- Location of Ste. Genevieve County
- Coordinates: 37°52′45″N 90°19′44″W﻿ / ﻿37.87916°N 90.32896°W
- Country: United States
- State: Missouri
- County: Ste. Genevieve

Area
- • Total: 92 sq mi (240 km^{2})
- • Land: 91.9 sq mi (238 km^{2})
- • Water: 0.6 sq mi (1.6 km^{2}) 0.85%
- GNIS Feature ID: 767328

= Union Township, Ste. Genevieve County, Missouri =

Union Township is a subdivision of Ste. Genevieve County, Missouri, in the United States of America, and is one of the five townships located in Ste. Genevieve County.

==Name==

The origin of the name is not certain, but may be connected to President Andrew Jackson's championship of national unity.

==History==

Union Township was formed in 1834 out of the western portion of Jackson Township.

==Populated places==

There are several communities in Union Township.

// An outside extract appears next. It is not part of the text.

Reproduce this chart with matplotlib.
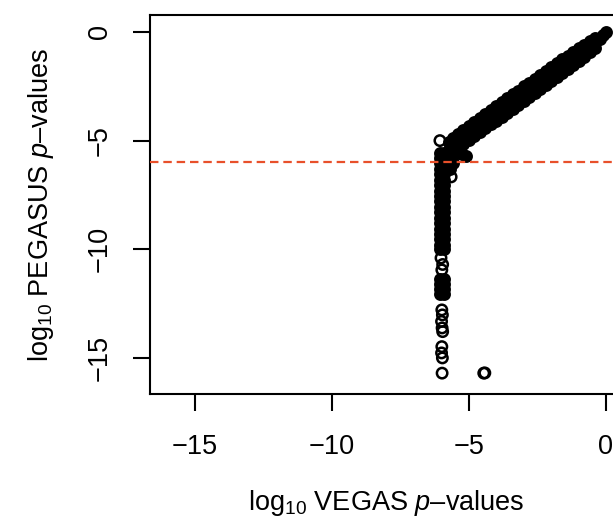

The only incorporated community, Grayhawk, has a population of 408.

- Grayhawk
- Jonca
- Sprott

The township also contains 6 churches: Chestnut Ridge Baptist Church, Fairview Church, Genevieve Church, Little Vine Church, Salem Church, and Three Rivers Baptist Church, as well as the following cemeteries: Doss, Haile, Jenning, Mackley, McClintock, McGee, Murphy, and Oakland.

==Geography==

Union Township is located in the western portion of Ste. Genevieve County.
A number of streams run through the township: Bear Creek, Hickory Creek, North Fork Jonca Creek, and South Fork Jonca Creek. The following lakes are found in the township: Erb Lake, Hart Lake, Lake Genevieve, Lake Ocie, Lake Wanda Lee, Lake Ski, Tragden Lake, and Trautman Lake.

==2000 census==
The 2000 census shows Union Township consisting of 2,596 individuals. The racial makeup of the town was 2,555 (98.42%) White, 10 (0.38%) African American, 23 (0.88%) Native American and Alaska Native, 2 (0.07%) Asian, and 6 (0.23%) from two or more races.

==2010 census==
As of the census of 2010, there were 1,399 housing units consisting of 2,779 people, with a population density of 30.5 per square mile residing in the township. Males number 1,294 and make up 50.3% of the population, while females number 1,278 and make up 49.7%. The median age for men is 30.8 years and for women is 37.9. The racial makeup of the town was 2,738 (98.52)% White, 11 (0.40%) African American, 13 (0.47%) Native American and Alaska Native, 1 (0.04%) Asian, and 7 (0.25%) from other races, and 9 (0.32%) from two or more races.

The average household size 2.79 persons. The estimated median household income in 2009 was $43,429 ($36,425 in 1999). 13% of the residents have an income below the poverty rate.

==Other Union townships==
The Geographic Names Information System (GNIS) records 33 townships named Union in various counties of Missouri.